Yanks, healing after sweep
Associated Press
NEW YORK
They had stumbled into October, playing the last two months of the season as if they were just another team, failing at the plate and on the mound uncharacteristically often.
For only the third time in their proud history, and the first since 1944, they failed to hold on after leading on Labor Day.
But now, as the weather turns crisp, the New York Yankees have regained their sharpness of the first four months, once again looking like the World Series champions of old in their first-round sweep of the Minnesota Twins.
“In here, we were never worried about that stuff,” Nick Swisher said Saturday night after the Yankees swept the Twins to advance to an AL championship series matchup against Texas or Tampa Bay. “I think in the postseason, experience plays a huge factor, and we have a lot of it in this clubhouse.”
New York was 66-37 through July before going 29-30 the rest of the way as numerous players wound up in the trainer’s room and some on the disabled list.
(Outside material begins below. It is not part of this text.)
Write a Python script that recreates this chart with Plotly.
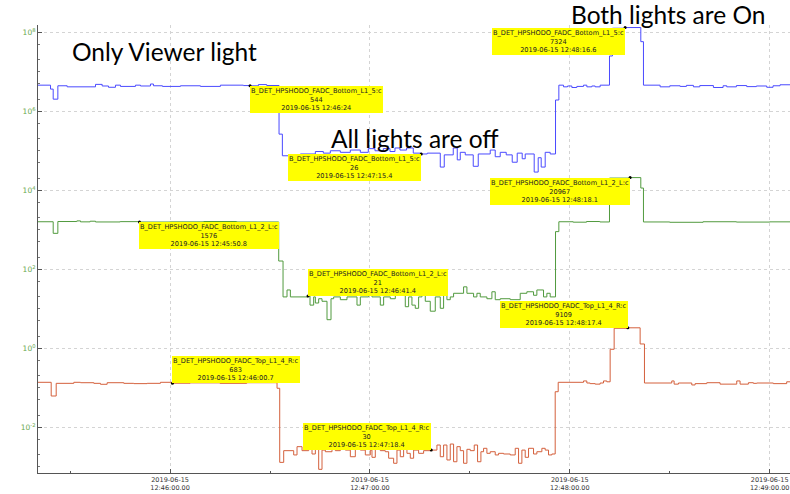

Andy Pettitte was sidelined from July 18 to Sept. 19 because of a strained left groin, and Alex Rodriguez was out from Aug. 20 to Sept. 5 with a strained left calf. Not long after he was acquired from Houston at the July 31 trade deadline, Lance Berkman spent two weeks on the disabled list with a sprained right ankle.
Mark Teixeira has played with a broken pinky toe on his right foot since being hit by a pitch from Oakland’s Vin Mazzaro on Aug. 31. A few days earlier, Teixeira injured his right thumb on a fielding play, an injury that eventually required a shot of painkiller.
Brett Gardner had a sore right wrist that needed a cortisone shot in mid-September, around the same time Swisher received a cortisone shot in his sore left knee.